For starters Henry Kissinger was a child of reason. His passion for balances of power was the product of his understanding that human beings need to be controlled to prevent the unleashing of their passions when taking decisions that affect society. In his view, emotions cloud the sense of reality, inspiring decisions that bear negative impacts upon those who make them and those who suffer them. Passion based decisions launch a cycle of wrong decision making that leads to further deterioration of any given situation while opening the door to chaos.

Thus, national, and international orders must be preserved as an absolute priority. Indeed, when order breaks down, each actor in the decision-making framework takes initiatives that, when not shared or understood by the rest of the universe of decision-makers, inevitably lead to chaos, and chaos is destruction and death.

Hence his thesis of realpolitik, which is based on the premise that each state pursues in the international order the protection of its interests, defined as the preservation of statehood and economic progress.

Moral principles and values are not part of the decision-making sphere of states, but of the individual practice of the members of each society, who must stamp these elements on their individual decisions and in their relations with other individuals.

Thus, the protection of U.S. interests, defined as the maintenance of the West's political and defense leadership, demanded the establishment of controls on developments that could gradually pierce the democratic systems and the set of understandings between states that are the pillars of the liberal order that rescued his home country Germany from sutoritarianism.

Kissinger thus concentrated a good deal of his public life on identifying states and leaderships capable of sustaining a global balance of power that would advance the cause of democracy and economic progress.

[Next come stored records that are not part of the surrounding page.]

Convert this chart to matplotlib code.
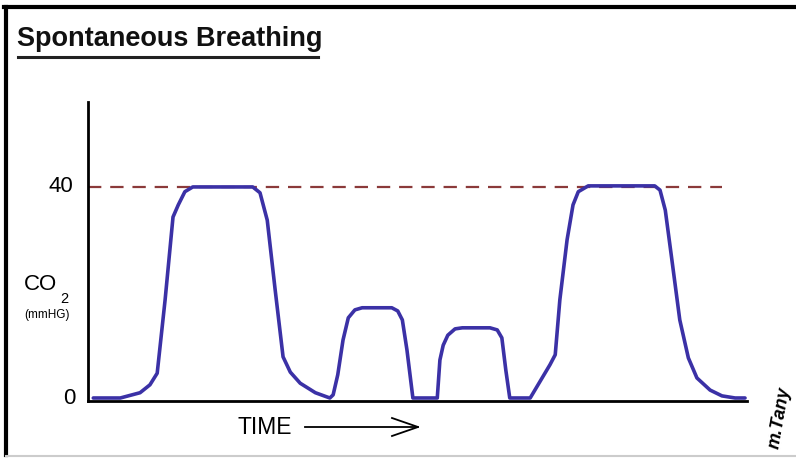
import matplotlib.pyplot as plt
from matplotlib.lines import Line2D

plt.rcParams['font.family'] = ['Liberation Sans', 'DejaVu Sans']

# time (arbitrary units, 0-100) and CO2 (mmHg)
time = [0.8, 4.9, 7.9, 9.4, 10.5, 11.7, 12.9, 13.7, 14.7, 15.9, 25.0, 26.1, 27.2, 28.4, 29.6, 30.7, 32.2, 34.5, 36.7,
        37.2, 37.9, 38.7, 39.5, 40.5, 41.6, 46.1, 47.0, 47.7, 48.4, 49.3, 53.0,
        53.4, 53.9, 54.6, 55.7, 56.8, 61.0, 62.1, 62.8, 63.4, 64.0, 67.1,
        70.1, 70.9, 71.6, 72.7, 73.6, 74.4, 75.9, 86.0, 86.8, 87.6, 88.6, 89.8, 91.1, 92.4, 94.4, 96.2, 98.2, 99.7]
co2 = [0, 0, 1.0, 2.5, 4.7, 18.6, 34.3, 36.6, 39.1, 40, 40, 38.9, 33.7, 20.5, 7.8, 4.9, 2.8, 1.0, 0,
       0.6, 4.4, 11.0, 15.2, 16.7, 17.1, 17.1, 16.5, 14.8, 9.1, 0, 0,
       7.2, 10.0, 11.9, 13.1, 13.3, 13.3, 12.9, 11.4, 5.3, 0, 0,
       6.3, 8.2, 18.6, 30.0, 36.6, 39.1, 40.2, 40.2, 39.4, 35.6, 26.2, 14.8, 7.6, 3.8, 1.5, 0.4, 0, 0]

normal_level = 40
level_end = 96.2

W, H = 796, 459
fig = plt.figure(figsize=(W / 100, H / 100), dpi=100)
ax = fig.add_axes([88 / W, 58 / H, 659 / W, 299 / H])

ax.plot([0, level_end], [normal_level, normal_level], color='#8b3a3a', lw=1.6, dashes=(6, 4))
ax.plot(time, co2, color='#3b31a6', lw=2.6, solid_joinstyle='round', solid_capstyle='round')

ax.set_xlim(0, 100)
ax.set_ylim(-0.57, 56.1)
for s in ['top', 'right']:
    ax.spines[s].set_visible(False)
for s in ['left', 'bottom']:
    ax.spines[s].set_linewidth(2)
    ax.spines[s].set_color('black')
ax.set_xticks([])
ax.set_yticks([])
ax.patch.set_alpha(0)


def px(x, y):
    return x / W, 1 - y / H


# frame
fig.add_artist(Line2D([4 / W, 1], [1 - 7 / H] * 2, color='black', lw=3))
fig.add_artist(Line2D([6 / W] * 2, [1 - 7 / H, 1 - 455 / H], color='black', lw=3))
fig.add_artist(Line2D([6 / W, 1], [1 - 456 / H] * 2, color='#cccccc', lw=1.5))

# title with underline
fig.text(*px(17, 46), 'Spontaneous Breathing', fontsize=19.5, fontweight='bold', va='baseline', ha='left',
         color='#111111')
fig.add_artist(Line2D([18 / W, 318 / W], [1 - 57 / H] * 2, color='#222222', lw=2.2))

# axis labels
fig.text(*px(73, 187), '40', fontsize=16, ha='right', va='center')
fig.text(*px(75, 398), '0', fontsize=16, ha='right', va='center')
fig.text(*px(24, 285), 'CO', fontsize=16, ha='left', va='center')
fig.text(*px(60, 299), '2', fontsize=10.5, ha='left', va='center')
fig.text(*px(47, 315), '(mmHG)', fontsize=8.5, ha='center', va='center')

fig.text(*px(237, 427), 'TIME', fontsize=16.5, ha='left', va='center')
fig.add_artist(Line2D([305 / W, 418 / W], [1 - 427 / H] * 2, color='black', lw=1.3))
fig.add_artist(Line2D([392 / W, 418 / W, 392 / W], [1 - 418 / H, 1 - 427 / H, 1 - 436 / H], color='black', lw=1.3))

# signature
fig.text(*px(780, 418), 'm.Tany', fontsize=13, rotation=80, ha='center', va='center',
         fontstyle='italic', fontweight='bold')

fig.savefig('out.png', dpi=100)
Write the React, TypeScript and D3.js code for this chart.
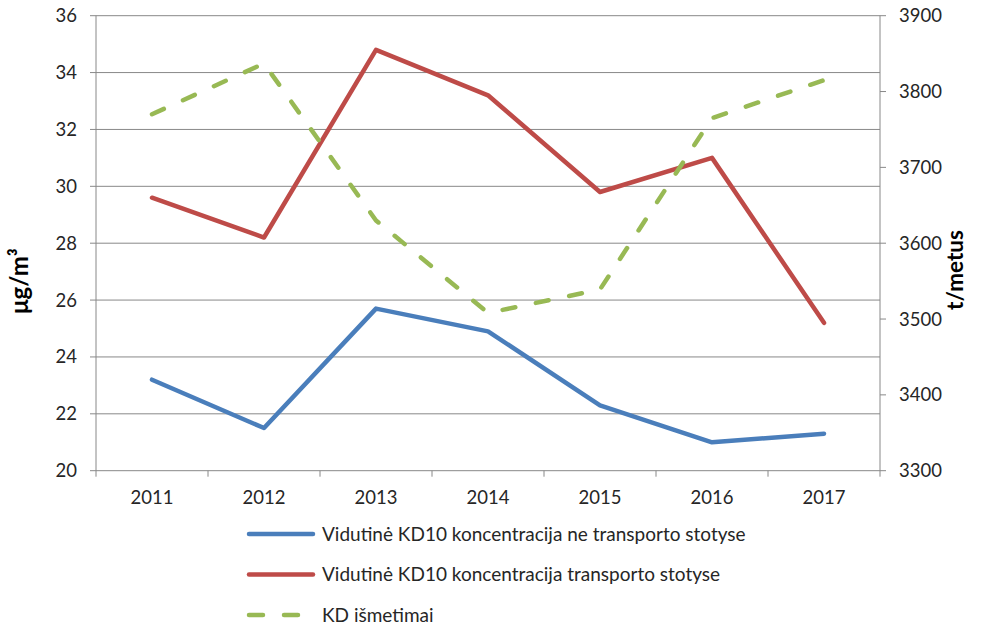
import * as d3 from 'd3'

const years = ['2011', '2012', '2013', '2014', '2015', '2016', '2017']
const nonTransport = [23.2, 21.5, 25.7, 24.9, 22.3, 21.0, 21.3]
const transport = [29.6, 28.2, 34.8, 33.2, 29.8, 31.0, 25.2]
const emissions = [3770, 3837, 3630, 3508, 3539, 3765, 3815]
const leftTicks = [20, 22, 24, 26, 28, 30, 32, 34, 36]
const rightTicks = [3300, 3400, 3500, 3600, 3700, 3800, 3900]

const seriesNames = [
  'Vidutinė KD10 koncentracija ne transporto stotyse',
  'Vidutinė KD10 koncentracija transporto stotyse',
  'KD išmetimai',
]
const colors = ['#4a7ebb', '#be4b48', '#98b954']

const W = 984
const H = 628
const left = 96
const right = 880
const top = 15.7
const bottom = 470.7
const font = 'Lato, "Open Sans", sans-serif'

export default function App() {
  const x = d3.scaleBand<string>().domain(years).range([left, right])
  const yL = d3.scaleLinear().domain([20, 36]).range([bottom, top])
  const yR = d3.scaleLinear().domain([3300, 3900]).range([bottom, top])
  const cx = (y: string) => (x(y) ?? 0) + x.bandwidth() / 2

  const lineL = d3
    .line<number>()
    .x((_, i) => cx(years[i]))
    .y((d) => yL(d))
  const lineR = d3
    .line<number>()
    .x((_, i) => cx(years[i]))
    .y((d) => yR(d))

  const grid = '#888888'

  return (
    <svg
      width={W}
      height={H}
      style={{ position: 'absolute', left: 0, top: 0, background: '#fff' }}
      fontFamily={font}
    >
      {/* gridlines + left ticks */}
      {leftTicks.map((t) => (
        <g key={t}>
          <line x1={left - 6} x2={right} y1={yL(t)} y2={yL(t)} stroke={grid} strokeWidth={1} />
          <text x={77} y={yL(t)} dy="0.35em" textAnchor="end" fontSize={18.5} fill="#262626">
            {t}
          </text>
        </g>
      ))}
      {/* right ticks */}
      {rightTicks.map((t) => (
        <g key={t}>
          <line x1={right} x2={right + 6} y1={yR(t)} y2={yR(t)} stroke={grid} strokeWidth={1} />
          <text x={899} y={yR(t)} dy="0.35em" textAnchor="start" fontSize={18.5} fill="#262626">
            {t}
          </text>
        </g>
      ))}
      <line x1={left} x2={left} y1={top} y2={bottom} stroke={grid} />
      <line x1={right} x2={right} y1={top} y2={bottom} stroke={grid} />
      {/* category ticks */}
      {years.map((y) => (
        <line key={y} x1={x(y)} x2={x(y)} y1={bottom} y2={bottom + 6} stroke={grid} />
      ))}
      <line x1={right} x2={right} y1={bottom} y2={bottom + 6} stroke={grid} />
      {years.map((y) => (
        <text key={y} x={cx(y)} y={498} dy="0.35em" textAnchor="middle" fontSize={18.5} fill="#262626">
          {y}
        </text>
      ))}

      {/* axis titles */}
      <text
        transform={`translate(28,281) rotate(-90)`}
        textAnchor="middle"
        fontSize={24}
        fontWeight="bold"
        fill="#000"
      >
        μg/m³
      </text>
      <text
        transform={`translate(963,270) rotate(-90)`}
        textAnchor="middle"
        fontSize={22.5}
        fontWeight="bold"
        fill="#000"
      >
        t/metus
      </text>

      {/* series */}
      <path d={lineL(nonTransport) ?? ''} fill="none" stroke={colors[0]} strokeWidth={4.5} strokeLinejoin="round" strokeLinecap="round" />
      <path d={lineL(transport) ?? ''} fill="none" stroke={colors[1]} strokeWidth={4.5} strokeLinejoin="round" strokeLinecap="round" />
      <path
        d={lineR(emissions) ?? ''}
        fill="none"
        stroke={colors[2]}
        strokeWidth={4.5}
        strokeLinejoin="round"
        strokeLinecap="round"
        strokeDasharray="13 21"
      />

      {/* legend */}
      {seriesNames.map((name, i) => {
        const ly = 534 + i * 40.5
        return (
          <g key={name}>
            <line
              x1={249}
              x2={313}
              y1={ly}
              y2={ly}
              stroke={colors[i]}
              strokeWidth={4.5}
              strokeLinecap="round"
              strokeDasharray={i === 2 ? '14 21' : undefined}
            />
            <text x={322} y={ly} dy="0.35em" fontSize={19} fill="#262626">
              {name}
            </text>
          </g>
        )
      })}
    </svg>
  )
}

His keen intellect knew that both these goals could only be achieved with the liberation of economic forces and the establishment of the rule of law. And these are tasks to be undertaken by domestic leaderships.

The achievement of stability sometimes requires the use of force to confront radicalism. But, as Kissinger was able to attest to -as he lived the days of occupied Germany-, the best antidote to authoritarianism is the establishment of the rule of law. Because it is the condition that allows the aspirations of a people to be channeled towards the formulation of a collective vision of any given country with clear political and economic goals. And once this is achieved, it is the community itself that sets the limits on the conduct of individuals. Anything that advances the achievement of the collective vision will be supported by the community. Everything that destroys it will be subject to limitations set by the community itself.

Many point out that the problem in this intellectual scheme is that it opens the room for alliances with entities that violate human rights and decisions that imply death and destruction. The problem with this reasoning is that it does not consider the process of establishing equilibrium itself or the particular circumstances of decision-making. When societies are affected by anarchic processes, it is difficult for them to move towards stability without forceful measures. And such measures must be taken by the national leadership. Any participation of foreign entities in the process worsens the situation or changes the decision’s course , making the process of achieving equilibrium more difficult, complex, and distant.


Similarly, the restoration of balances within a violent conflict often requires the adoption of drastic measures that bring victory closer and put an end to armed conflict.

It is within this context that the work of great leaders who have built or perfected the international system, such as Kissinger, must be analyzed. And that analysis must be anchored in the properties of the international system under which the decision was made, the circumstance of the main actors and the existing alternatives. Otherwise, we will never understand Churchill's decision not to order the evacuation of Canterbury even though he knew that the city was going to be razed by German fire. It is under this theoretical framework, for instance, that one must analyze tools of governance such as the Hammurabi Code to appreciate their civilizational value.

Kissinger certainly erred in the deployment of his realpolitik scheme. These mistakes had to do with his lack of knowledge of the prevailing conditions among local elites within the local elites of what is now called the Global South. To think that in Latin America the military would fight the Soviet Union backed terrorism within a framework of legality was to ignore the feudal character of Latin American societies. His failure to put pressure on the Indonesian military to fight communism within a framework of the rule of law revealed his little knowledge of the tribal character of Indonesian society, whose leaders interpreted the United States' disengagement with the observance of human rights as a signal to exterminate rival tribes. In short, Kissinger's grave mistake was to assume that the entire world was in a post-Westphalian stage when in fact many nations had not abandoned tribal society or the Middle Ages.

But we will all remember as his great successes not only the immense and stimulating intellectual legacy that he leaves us through his books, but also his geopolitical moves that led to the terminal weakening of the Soviet Union, with which liberal democracy began to spread to Central Asia and the nation created by Mao Tse Toung entered the arcadias of modernity, creating the largest middle class on planet earth. Both achievements will serve to advance freedom in the world in an unstoppable way. With pauses and even with reverse gears. But no one can deny that our twentieth-century world is divided into before and after Kissinger.